Elastic waves in very thin plate

Question

Elastic waves in structural elements are described by \begin{align} \rho \frac{\partial^2 u}{\partial t^2} &= (2 \mu + \lambda) \frac{\partial^2 u}{\partial x^2} + \mu \left( \frac{\partial^2 u}{\partial y^2} + \frac{\partial^2 u}{\partial z^2} \right) + (\lambda+\mu) \left( \frac{\partial^2 v}{\partial x \partial y} + \frac{\partial^2 w}{\partial x \partial z} \right) \\ \rho \frac{\partial^2 v}{\partial t^2} &= (2 \mu + \lambda) \frac{\partial^2 v}{\partial y^2} + \mu \left( \frac{\partial^2 v}{\partial x^2} + \frac{\partial^2 v}{\partial z^2} \right) + (\lambda+\mu) \left( \frac{\partial^2 u}{\partial x \partial y} + \frac{\partial^2 w}{\partial y \partial z} \right) \\ \rho \frac{\partial^2 w}{\partial t^2} &= (2 \mu + \lambda) \frac{\partial^2 w}{\partial z^2} + \mu \left( \frac{\partial^2 w}{\partial x^2} + \frac{\partial^2 w}{\partial y^2} \right) + (\lambda+\mu) \left( \frac{\partial^2 u}{\partial x \partial z} + \frac{\partial^2 v}{\partial y \partial z} \right) \end{align}

In a thin plate, these equations result in lamb-waves.
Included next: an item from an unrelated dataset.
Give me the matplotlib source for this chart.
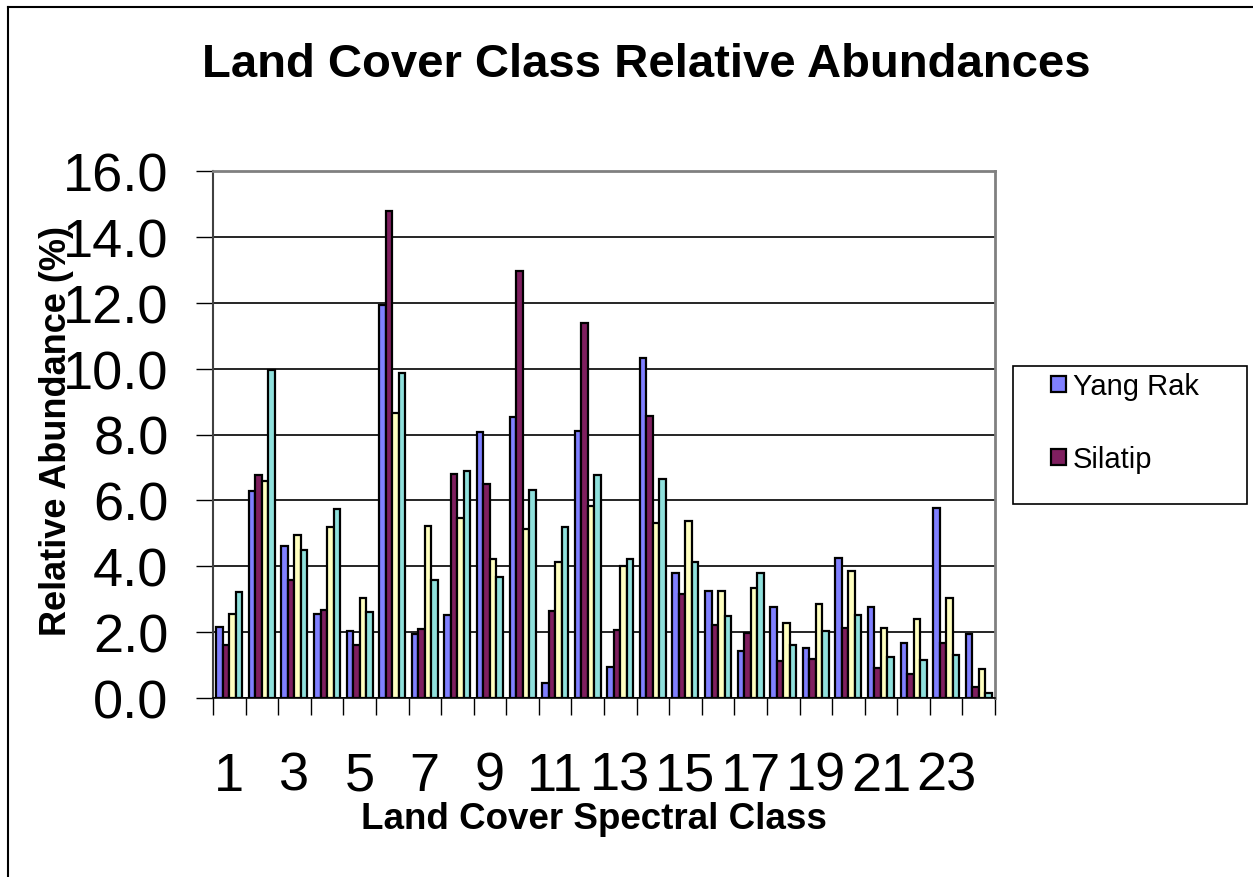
import numpy as np
import matplotlib
matplotlib.use("Agg")
import matplotlib.pyplot as plt
from matplotlib.patches import Rectangle, Patch
from matplotlib.lines import Line2D

plt.rcParams['font.family'] = ['Liberation Sans', 'DejaVu Sans']

# relative abundance (%) per spectral class, one list per series
classes = list(range(1, 25))
yang_rak = [2.16, 6.27, 4.62, 2.56, 2.03, 11.93, 1.94, 2.52, 8.07, 8.52, 0.45, 8.10,
            0.93, 10.31, 3.79, 3.25, 1.42, 2.75, 1.51, 4.24, 2.75, 1.67, 5.76, 1.95]
silatip = [1.61, 6.78, 3.57, 2.67, 1.61, 14.78, 2.10, 6.81, 6.50, 12.95, 2.63, 11.39,
           2.07, 8.57, 3.17, 2.23, 1.97, 1.12, 1.19, 2.13, 0.91, 0.73, 1.67, 0.33]
series3 = [2.54, 6.60, 4.94, 5.18, 3.05, 8.64, 5.21, 5.48, 4.23, 5.12, 4.12, 5.84,
           4.01, 5.30, 5.36, 3.25, 3.34, 2.29, 2.84, 3.85, 2.12, 2.40, 3.04, 0.88]
series4 = [3.21, 9.95, 4.50, 5.75, 2.62, 9.86, 3.57, 6.89, 3.68, 6.30, 5.18, 6.78,
           4.23, 6.65, 4.12, 2.48, 3.80, 1.60, 2.02, 2.53, 1.24, 1.16, 1.32, 0.14]

series_names = ["Yang Rak", "Silatip", "", ""]
colors = ["#8080FF", "#7F1F5F", "#FFFFC0", "#8FE0DC"]

W, H = 1253, 878
fig = plt.figure(figsize=(W / 100, H / 100), dpi=100)
ax = fig.add_axes([213 / W, 1 - 699 / H, (995 - 213) / W, (699 - 172) / H])

x = np.arange(1, len(classes) + 1)
bw = 0.2
all_series = [yang_rak, silatip, series3, series4]
for i, (vals, col) in enumerate(zip(all_series, colors)):
    ax.bar(x + (i - 1.5) * bw, vals, width=bw, color=col,
           edgecolor="black", linewidth=1.6, zorder=3)

ax.set_xlim(0.5, len(classes) + 0.5)
ax.set_ylim(0, 16)
ax.set_yticks(np.arange(0, 17, 2))
ax.set_yticklabels([f"{v:.1f}" for v in np.arange(0, 17, 2)], fontsize=39)
ax.yaxis.grid(True, color="black", linewidth=1.2, zorder=0)
ax.tick_params(axis="y", direction="out", length=12, width=1, pad=20)

# class labels on odd classes, ticks between groups
ax.set_xticks(x[::2])
ax.set_xticklabels([str(c) for c in classes[::2]], fontsize=39)
ax.set_xticks(np.arange(0.5, len(classes) + 1, 1), minor=True)
ax.tick_params(axis="x", which="major", length=0, pad=38)
ax.tick_params(axis="x", which="minor", direction="out", length=12, width=1)

for side in ["top", "right"]:
    ax.spines[side].set_color("#808080")
    ax.spines[side].set_linewidth(2)
ax.spines["left"].set_color("#404040")
ax.spines["left"].set_linewidth(1.5)
ax.spines["bottom"].set_color("black")
ax.spines["bottom"].set_linewidth(1.2)

fig.text(646 / W, 1 - 65 / H, "Land Cover Class Relative Abundances",
         fontsize=34, fontweight="bold", ha="center", va="center")
fig.text(594 / W, 1 - 820 / H, "Land Cover Spectral Class",
         fontsize=26.5, fontweight="bold", ha="center", va="center")
fig.text(57 / W, 1 - 431 / H, "Relative Abundance (%)",
         fontsize=26, fontweight="bold", ha="center", va="center", rotation=90)

# legend box (only the first two entries fit inside)
fig.add_artist(Rectangle((1013 / W, 1 - 505 / H), (1247 - 1013) / W, (505 - 367) / H,
                         transform=fig.transFigure, facecolor="white",
                         edgecolor="black", linewidth=1.2))
handles = [Patch(facecolor=colors[i], edgecolor="black", linewidth=1.6) for i in range(2)]
fig.legend(handles, series_names[:2], loc="upper left",
           bbox_to_anchor=(1025 / W, 1 - 347 / H), frameon=False, fontsize=21,
           handlelength=0.5, handleheight=0.5, handletextpad=0.25, labelspacing=1.55)

# chart area border
fig.add_artist(Line2D([8 / W, 8 / W], [0, 1 - 8 / H], transform=fig.transFigure,
                      color="black", linewidth=1.5))
fig.add_artist(Line2D([8 / W, 1], [1 - 8 / H, 1 - 8 / H], transform=fig.transFigure,
                      color="black", linewidth=1.5))

fig.savefig("out.png", dpi=100)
However, imagine that we make the plate much thinner such that we end up in a very thin sheet. Is it then possible to assume that there is no variation over the thickness ($\partial / \partial z =0$)? If there is no variation over the thickness (z-direction) of the thin sheet, then the equations become \begin{align} \rho \frac{\partial^2 u}{\partial t^2} &= (2 \mu + \lambda) \frac{\partial^2 u}{\partial x^2} + \mu \frac{\partial^2 u}{\partial y^2} + (\lambda+\mu) \frac{\partial^2 v}{\partial x \partial y} \\ \rho \frac{\partial^2 v}{\partial t^2} &= (2 \mu + \lambda) \frac{\partial^2 v}{\partial y^2} + \mu \frac{\partial^2 v}{\partial x^2} + (\lambda+\mu)\frac{\partial^2 u}{\partial x \partial y} \\ \rho \frac{\partial^2 w}{\partial t^2} &= \mu \left( \frac{\partial^2 w}{\partial x^2} + \frac{\partial^2 w}{\partial y^2} \right) \end{align}

Question: Is this a real case? Is this form of the equations used for real systems/structures (if yes, which ones)? Does it have a specific name like plane stress, antishear strain, quasi 2D elastodyanmics ...?

Answer 1

I've not looked at your specific equations, but in general if you take a plate and make it very thin, that's called a membrane. A membrane is to a plate what a string is to a beam. It has no bending stiffness, and can only carry load through in-plane tension. You can definitely have traveling waves in membranes. E.g. a drum head is a membrane. See https://en.wikipedia.org/wiki/Vibrations_of_a_circular_membrane for just one example.